Dynamic trees are a well-studied and fundamental building block of dynamic graph algorithms dating back to the seminal work of Sleator and Tarjan [STOC'81, (1981), pp. 114-122]. The problem is to maintain a tree subject to online edge insertions and deletions while answering queries about the tree, such as the heaviest weight on a path, etc. In the parallel batch-dynamic setting, the goal is to process batches of edge updates work efficiently in low ($\text{polylog}\ n$) span. Two work-efficient algorithms are known, batch-parallel Euler Tour Trees by Tseng et al. [ALENEX'19, (2019), pp. 92-106] and parallel Rake-Compress (RC) Trees by Acar et al. [ESA'20, (2020), pp. 2:1-2:23]. Both however are randomized and work efficient in expectation. Several downstream results that use these data structures (and indeed to the best of our knowledge, all known work-efficient parallel batch-dynamic graph algorithms) are therefore also randomized. In this work, we give the first deterministic work-efficient solution to the problem. Our algorithm maintains a dynamic parallel tree contraction subject to batches of $k$ edge updates deterministically in worst-case $O(k \log(1 + n/k))$ work and $O(\log n \log^{(c)} k)$ span for any constant $c$. This allows us to implement parallel batch-dynamic RC-Trees with worst-case $O(k \log(1 + n/k))$ work updates and queries deterministically. Our techniques that we use to obtain the given span bound can also be applied to the state-of-the-art randomized variant of the algorithm to improve its span from $O(\log n \log^* n)$ to $O(\log n)$.
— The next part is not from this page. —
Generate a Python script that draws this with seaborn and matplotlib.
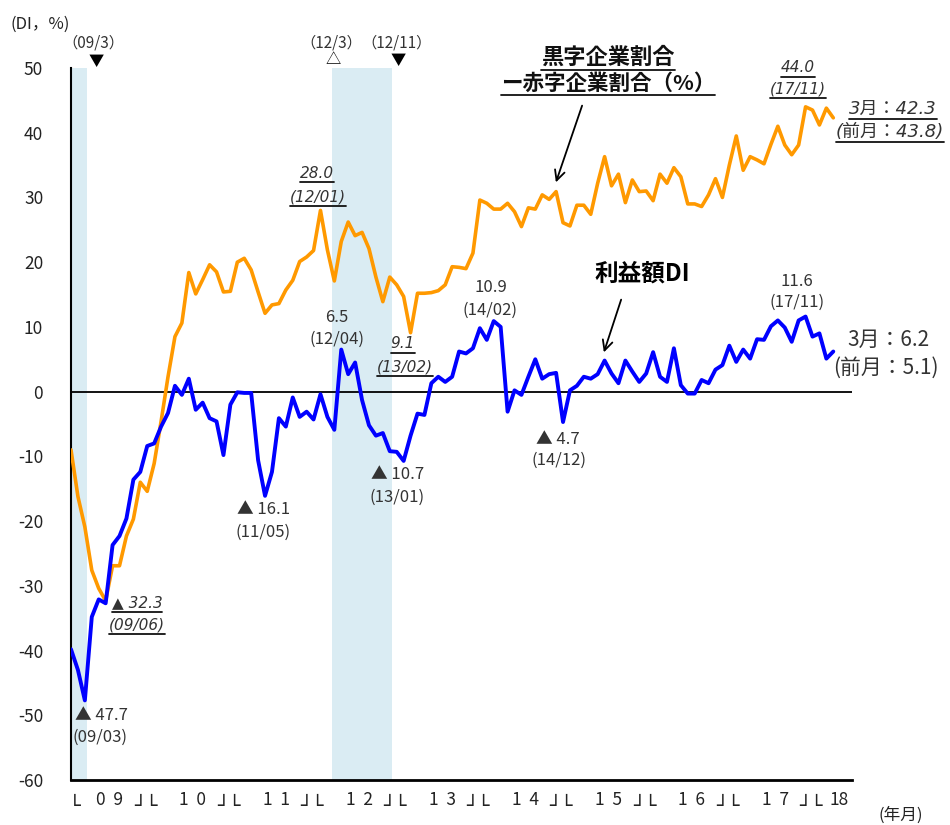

翻译：动态树是动态图算法中经过深入研究的基石性数据结构，其起源可追溯至Sleator与Tarjan的开创性工作[STOC'81, (1981), 第114-122页]。该问题要求在管理在线边插入与删除操作的同时，能够回答关于树的查询（例如路径上最大权重等）。在并行批处理动态场景下，目标是在低跨度（$O(\text{polylog}\ n)$）内工作高效地处理边更新批处理。目前已知有两种工作高效的算法：Tseng等人的批并行欧拉环游树[ALENEX'19, (2019), 第92-106页]以及Acar等人的并行Rake-Compress（RC）树[ESA'20, (2020), 第2:1-2:23页]。然而，这两种算法均为随机化算法，其工作高效性仅成立在期望意义上。因此，依赖这些数据结构的后续成果（事实上，据我们所知，所有已知的工作高效并行批处理动态图算法）也均为随机化算法。在本文中，我们首次提出该问题的确定性工作高效解决方案。我们的算法在确定性条件下，对包含$k$条边更新的批处理操作，维护动态并行树收缩，其最坏情况工作量为$O(k \log(1 + n/k))$，跨度为$O(\log n \log^{(c)} k)$（对任意常数$c$成立）。通过该算法，我们可实现确定性并行批处理RC树，其更新与查询的最坏情况工作量为$O(k \log(1 + n/k))$。我们用于获得给定跨度界限的技术还可应用于现有最优随机化变体算法，将其跨度从$O(\log n \log^* n)$改进至$O(\log n)$。